Gochem is a library for chemistry, especially computational biochemistry, in go. It provides structures for handling atoms and molecules, reading/writing some common formats (currently xyz, PDB, xtc and dcd) and a few functions for geometrical manipulation of molecules.

##Design goals

  • Simplicity (of the code).
  • Readability.
  • Assume that users can code (dont overcomplicate the code with zillion simplifying functions. When some of these are provided they should be separated from the rest.) The helper functions provided are to be clearly identified and isolated from the core of the library.
  • Try to avoid the need for users to know gonum as much as possible -Supply convenience functions to deal with coordinates. -Of course users wanting to code calculations will need gonum functions anyway.
  • Fast and light
  • Concurrent when possible and necessary
  • Easy to extend
  • Useful for computational biochemistry at a classical and QM levels.

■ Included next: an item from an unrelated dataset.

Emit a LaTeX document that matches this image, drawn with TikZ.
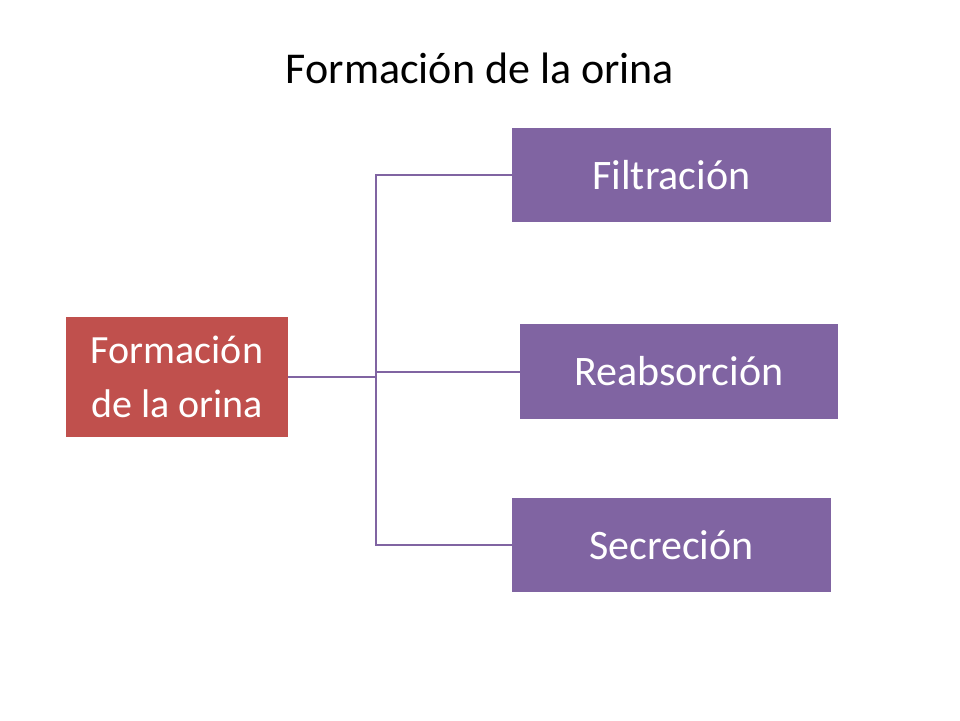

#Installation Assuming that you have installed Go, the installation of goChem is very simple. In addition to Go, you need to have the following installed:

*Git *Mercurial (only if you need Ramachandran plots) *The xdrfile libraty from the GROMACS project, which is open-source and can be obtained [here]ftp://ftp.gromacs.org/pub/contrib/xdrfile-1.1.1.tar.gz (only if you need to read XTC files).

If you need xdrfile, make sure that the include files and the library itself are available to the compiler/linker.

Having the needed software, the only command you need to issue is:

go get github.com/rmera/gochem

To have goChem installed in your machine. In order to have support for Ramachandran plots, you need, in addition, the following command:

go get -tags "plot" github.com/rmera/gochem

#Basic information

##A little Go reminber.

This reminder is not a replacement for taking the tour of Go, or reading documentation. It mostly hopes to allow you not to have to go back to the documentation every second. We do not explain Go here. We mostly give quick and dirty definitions, and rough equivalents in other programming languages, for key Go concepts used in the rest of this guide. The defined concepts are in logical, rather than in alphabetic order.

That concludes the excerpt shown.